Note that the German language text of Freud’s 1919 discussion of the uncanny is titled Das Unheimliche, usually translated in English as The Uncanny. The first psychoanalytic use of the term seems to be due to Ernst Jentsch (1867-1919) in Zur Psychologie des Unheimlichen (On the Psychology of the Uncanny), 1906.
In German, substantive nouns are always capitalised, whereas their adjectival forms are not. However, the English language use of the uncapitalised, but the italicised unhemlich (adjective) preceded by the English definite article is a widespread linguistic error. Although the definite article in this instance refers to the noun ‘principle”, this means that “unheimlich” takes an adjectival form but one that has not been declined to match the case and gender of the noun, that is das unheimliche Prinzip.

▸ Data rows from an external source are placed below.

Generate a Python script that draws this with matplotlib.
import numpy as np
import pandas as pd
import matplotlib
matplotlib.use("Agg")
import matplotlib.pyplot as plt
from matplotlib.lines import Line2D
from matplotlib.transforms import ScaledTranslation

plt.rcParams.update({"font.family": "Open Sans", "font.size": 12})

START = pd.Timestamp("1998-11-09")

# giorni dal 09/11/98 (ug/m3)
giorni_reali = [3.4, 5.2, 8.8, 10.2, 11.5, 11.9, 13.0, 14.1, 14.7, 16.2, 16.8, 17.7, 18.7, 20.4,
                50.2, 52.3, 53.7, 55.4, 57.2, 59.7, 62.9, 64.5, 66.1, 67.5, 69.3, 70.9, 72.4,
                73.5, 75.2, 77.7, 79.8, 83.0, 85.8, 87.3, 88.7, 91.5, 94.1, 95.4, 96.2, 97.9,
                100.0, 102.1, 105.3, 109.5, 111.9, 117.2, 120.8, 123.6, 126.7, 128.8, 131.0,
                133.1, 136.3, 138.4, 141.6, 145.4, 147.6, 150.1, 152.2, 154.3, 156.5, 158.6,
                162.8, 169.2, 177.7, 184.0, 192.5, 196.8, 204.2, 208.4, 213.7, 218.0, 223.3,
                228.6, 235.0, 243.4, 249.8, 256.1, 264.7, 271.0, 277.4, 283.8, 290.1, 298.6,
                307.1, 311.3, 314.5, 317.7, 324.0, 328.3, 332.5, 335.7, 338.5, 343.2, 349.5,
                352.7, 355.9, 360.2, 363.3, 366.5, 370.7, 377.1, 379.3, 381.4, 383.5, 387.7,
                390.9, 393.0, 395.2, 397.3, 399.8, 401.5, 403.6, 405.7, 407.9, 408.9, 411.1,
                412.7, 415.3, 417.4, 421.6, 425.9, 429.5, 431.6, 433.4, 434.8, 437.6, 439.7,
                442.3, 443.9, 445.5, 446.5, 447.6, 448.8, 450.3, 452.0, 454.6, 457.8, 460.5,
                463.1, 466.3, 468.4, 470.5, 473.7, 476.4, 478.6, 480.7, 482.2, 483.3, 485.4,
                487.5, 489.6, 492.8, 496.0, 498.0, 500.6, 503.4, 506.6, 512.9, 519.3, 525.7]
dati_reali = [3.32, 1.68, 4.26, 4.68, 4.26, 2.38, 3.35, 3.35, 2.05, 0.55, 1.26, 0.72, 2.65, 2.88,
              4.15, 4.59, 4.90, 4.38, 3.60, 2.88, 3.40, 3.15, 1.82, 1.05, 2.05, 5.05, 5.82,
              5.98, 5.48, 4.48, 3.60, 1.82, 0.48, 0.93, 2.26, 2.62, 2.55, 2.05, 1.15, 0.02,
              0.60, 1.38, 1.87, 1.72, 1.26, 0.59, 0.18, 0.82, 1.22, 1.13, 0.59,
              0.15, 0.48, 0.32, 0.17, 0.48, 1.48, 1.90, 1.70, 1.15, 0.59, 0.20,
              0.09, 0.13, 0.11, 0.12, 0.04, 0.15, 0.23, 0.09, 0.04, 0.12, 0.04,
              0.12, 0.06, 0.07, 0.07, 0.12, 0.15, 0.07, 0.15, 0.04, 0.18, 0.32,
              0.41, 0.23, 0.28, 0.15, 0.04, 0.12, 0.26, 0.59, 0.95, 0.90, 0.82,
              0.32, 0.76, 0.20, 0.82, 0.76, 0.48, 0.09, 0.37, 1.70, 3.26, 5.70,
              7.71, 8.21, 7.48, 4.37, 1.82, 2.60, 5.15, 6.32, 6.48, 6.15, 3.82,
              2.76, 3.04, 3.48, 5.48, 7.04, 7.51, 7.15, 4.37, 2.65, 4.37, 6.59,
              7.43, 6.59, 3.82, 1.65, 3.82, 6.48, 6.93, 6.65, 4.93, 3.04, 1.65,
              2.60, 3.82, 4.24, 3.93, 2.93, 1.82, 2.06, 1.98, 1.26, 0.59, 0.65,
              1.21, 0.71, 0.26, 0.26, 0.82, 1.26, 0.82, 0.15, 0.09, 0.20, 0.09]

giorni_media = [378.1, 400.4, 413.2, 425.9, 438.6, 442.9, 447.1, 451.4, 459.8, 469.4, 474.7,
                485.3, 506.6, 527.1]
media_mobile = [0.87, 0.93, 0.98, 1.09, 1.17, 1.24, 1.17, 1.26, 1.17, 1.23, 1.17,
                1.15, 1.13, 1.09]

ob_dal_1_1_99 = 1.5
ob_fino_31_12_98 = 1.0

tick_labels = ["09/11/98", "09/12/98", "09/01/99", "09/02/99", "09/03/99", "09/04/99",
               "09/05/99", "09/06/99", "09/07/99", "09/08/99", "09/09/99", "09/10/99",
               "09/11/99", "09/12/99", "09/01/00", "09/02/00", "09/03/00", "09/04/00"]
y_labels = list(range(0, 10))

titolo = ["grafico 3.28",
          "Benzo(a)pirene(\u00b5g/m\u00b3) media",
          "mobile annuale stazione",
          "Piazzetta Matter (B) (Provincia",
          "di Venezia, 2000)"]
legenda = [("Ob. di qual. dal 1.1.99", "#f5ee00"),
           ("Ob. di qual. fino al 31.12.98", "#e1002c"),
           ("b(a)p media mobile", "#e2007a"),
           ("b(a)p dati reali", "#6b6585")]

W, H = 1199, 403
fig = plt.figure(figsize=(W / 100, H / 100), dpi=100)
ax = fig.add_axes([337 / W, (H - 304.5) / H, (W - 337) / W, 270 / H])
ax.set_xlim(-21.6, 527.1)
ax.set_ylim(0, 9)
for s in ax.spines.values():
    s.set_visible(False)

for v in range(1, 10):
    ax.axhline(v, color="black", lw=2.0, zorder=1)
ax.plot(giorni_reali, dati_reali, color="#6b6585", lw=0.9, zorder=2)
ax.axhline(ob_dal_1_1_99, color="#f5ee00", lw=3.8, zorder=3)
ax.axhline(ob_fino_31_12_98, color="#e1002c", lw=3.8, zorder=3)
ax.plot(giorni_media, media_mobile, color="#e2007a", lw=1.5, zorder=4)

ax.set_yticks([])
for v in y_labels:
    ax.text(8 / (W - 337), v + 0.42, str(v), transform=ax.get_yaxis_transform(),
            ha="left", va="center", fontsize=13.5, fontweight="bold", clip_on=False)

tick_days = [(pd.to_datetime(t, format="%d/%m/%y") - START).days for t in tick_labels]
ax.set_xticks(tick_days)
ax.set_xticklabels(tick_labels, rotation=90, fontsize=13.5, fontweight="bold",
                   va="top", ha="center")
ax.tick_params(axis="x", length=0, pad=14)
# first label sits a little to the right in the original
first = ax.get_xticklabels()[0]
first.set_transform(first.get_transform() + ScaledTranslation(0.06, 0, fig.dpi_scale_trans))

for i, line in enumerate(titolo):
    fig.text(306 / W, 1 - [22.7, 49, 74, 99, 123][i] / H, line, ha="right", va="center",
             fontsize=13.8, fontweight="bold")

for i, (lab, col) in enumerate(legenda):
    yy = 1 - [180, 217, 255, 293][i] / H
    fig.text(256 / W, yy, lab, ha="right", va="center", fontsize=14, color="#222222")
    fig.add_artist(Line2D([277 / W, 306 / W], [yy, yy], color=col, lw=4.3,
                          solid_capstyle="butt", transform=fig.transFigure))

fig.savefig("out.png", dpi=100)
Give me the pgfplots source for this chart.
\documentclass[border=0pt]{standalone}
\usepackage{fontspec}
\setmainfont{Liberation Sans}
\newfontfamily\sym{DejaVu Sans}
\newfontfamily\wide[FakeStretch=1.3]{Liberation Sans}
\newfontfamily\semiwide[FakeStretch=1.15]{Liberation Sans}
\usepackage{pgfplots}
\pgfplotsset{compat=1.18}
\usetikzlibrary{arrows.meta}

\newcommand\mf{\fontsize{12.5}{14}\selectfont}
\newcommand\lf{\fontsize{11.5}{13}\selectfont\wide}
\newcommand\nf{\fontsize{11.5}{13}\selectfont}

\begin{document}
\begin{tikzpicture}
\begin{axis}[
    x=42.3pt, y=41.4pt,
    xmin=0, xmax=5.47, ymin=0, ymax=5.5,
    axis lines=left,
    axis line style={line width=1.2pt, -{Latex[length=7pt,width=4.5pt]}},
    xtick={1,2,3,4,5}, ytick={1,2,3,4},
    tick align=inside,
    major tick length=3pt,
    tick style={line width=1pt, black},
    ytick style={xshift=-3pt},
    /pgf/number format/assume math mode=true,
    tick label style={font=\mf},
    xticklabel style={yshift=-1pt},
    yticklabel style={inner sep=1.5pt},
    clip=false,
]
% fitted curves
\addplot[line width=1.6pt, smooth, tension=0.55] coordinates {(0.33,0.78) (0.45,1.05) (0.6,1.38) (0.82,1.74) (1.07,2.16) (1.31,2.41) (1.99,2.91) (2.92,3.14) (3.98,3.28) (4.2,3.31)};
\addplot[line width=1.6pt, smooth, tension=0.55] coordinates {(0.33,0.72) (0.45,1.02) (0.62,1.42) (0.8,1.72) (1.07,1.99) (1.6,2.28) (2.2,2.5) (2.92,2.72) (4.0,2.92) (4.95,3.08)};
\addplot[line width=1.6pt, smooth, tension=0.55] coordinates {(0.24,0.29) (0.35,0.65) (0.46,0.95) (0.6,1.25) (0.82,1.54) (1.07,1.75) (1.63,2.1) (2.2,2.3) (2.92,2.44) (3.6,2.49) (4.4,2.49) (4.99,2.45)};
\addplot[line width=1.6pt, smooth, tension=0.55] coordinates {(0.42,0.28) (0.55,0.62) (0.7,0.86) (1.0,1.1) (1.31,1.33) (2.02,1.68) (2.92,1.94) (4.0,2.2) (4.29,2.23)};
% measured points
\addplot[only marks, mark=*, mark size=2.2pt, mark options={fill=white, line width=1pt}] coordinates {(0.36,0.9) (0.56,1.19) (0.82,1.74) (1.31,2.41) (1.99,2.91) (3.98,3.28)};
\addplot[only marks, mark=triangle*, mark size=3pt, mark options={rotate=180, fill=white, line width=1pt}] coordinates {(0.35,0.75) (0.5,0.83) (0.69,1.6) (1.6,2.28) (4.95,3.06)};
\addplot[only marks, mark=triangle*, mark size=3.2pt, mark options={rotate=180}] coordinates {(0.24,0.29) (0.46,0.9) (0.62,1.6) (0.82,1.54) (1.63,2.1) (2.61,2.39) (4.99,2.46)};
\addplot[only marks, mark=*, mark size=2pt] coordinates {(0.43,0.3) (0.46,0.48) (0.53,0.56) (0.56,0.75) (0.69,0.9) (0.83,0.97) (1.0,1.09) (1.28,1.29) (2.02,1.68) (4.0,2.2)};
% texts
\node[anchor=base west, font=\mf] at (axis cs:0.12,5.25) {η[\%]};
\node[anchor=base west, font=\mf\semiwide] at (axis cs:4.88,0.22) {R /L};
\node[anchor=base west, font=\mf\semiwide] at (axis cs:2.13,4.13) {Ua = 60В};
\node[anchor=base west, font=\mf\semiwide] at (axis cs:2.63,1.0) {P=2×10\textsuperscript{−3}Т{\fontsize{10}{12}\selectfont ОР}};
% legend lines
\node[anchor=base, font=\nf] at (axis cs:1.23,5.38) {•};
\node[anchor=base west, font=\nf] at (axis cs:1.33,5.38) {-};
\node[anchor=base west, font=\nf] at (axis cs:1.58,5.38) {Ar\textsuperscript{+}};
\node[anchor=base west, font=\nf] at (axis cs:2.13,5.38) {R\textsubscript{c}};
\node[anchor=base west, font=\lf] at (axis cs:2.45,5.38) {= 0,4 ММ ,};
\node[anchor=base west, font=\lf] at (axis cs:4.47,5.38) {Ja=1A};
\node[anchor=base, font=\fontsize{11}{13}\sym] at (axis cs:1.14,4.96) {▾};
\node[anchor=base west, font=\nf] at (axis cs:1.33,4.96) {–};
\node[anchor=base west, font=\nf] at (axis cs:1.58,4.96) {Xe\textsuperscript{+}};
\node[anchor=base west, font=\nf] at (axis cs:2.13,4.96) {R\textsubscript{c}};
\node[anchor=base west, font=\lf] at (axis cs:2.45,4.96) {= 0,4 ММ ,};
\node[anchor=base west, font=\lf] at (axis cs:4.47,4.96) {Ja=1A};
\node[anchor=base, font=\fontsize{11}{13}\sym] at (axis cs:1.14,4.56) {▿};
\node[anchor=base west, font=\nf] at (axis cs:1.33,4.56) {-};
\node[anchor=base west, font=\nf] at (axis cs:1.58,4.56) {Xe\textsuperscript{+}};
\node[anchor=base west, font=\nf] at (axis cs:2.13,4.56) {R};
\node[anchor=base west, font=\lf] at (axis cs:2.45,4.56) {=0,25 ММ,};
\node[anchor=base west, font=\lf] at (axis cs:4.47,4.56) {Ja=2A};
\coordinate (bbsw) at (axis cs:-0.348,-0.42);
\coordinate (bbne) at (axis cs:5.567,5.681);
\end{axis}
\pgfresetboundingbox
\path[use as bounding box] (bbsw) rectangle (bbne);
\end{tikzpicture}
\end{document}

2. Fredric Jameson, An American Utopia, ed Slavoj Žižek, London: Verso Books (2016); quoted in Mark Bould, “Dulltopia: On the Dystopian Impulse of Slow Cinema”, Boston Review, 22 January 2018
3. Mark Bould, ibid.
4. Ibid.
5. Henry Farrell, “Philip K. Dick and the Fake Humans,” Boston Review, 16 January, 2018.
6. Mark Bould, op. cit.
7. Nick James’ editorial discussion of slow cinema in Sight and Sound (April 2010), quoted in Bould op. cit.
8. Mark Fisher, The Weird and the Eerie, London: Repeater Books, 2016, p.17.
9. The expression “dulltopia” is due to Mark Bould, op. cit.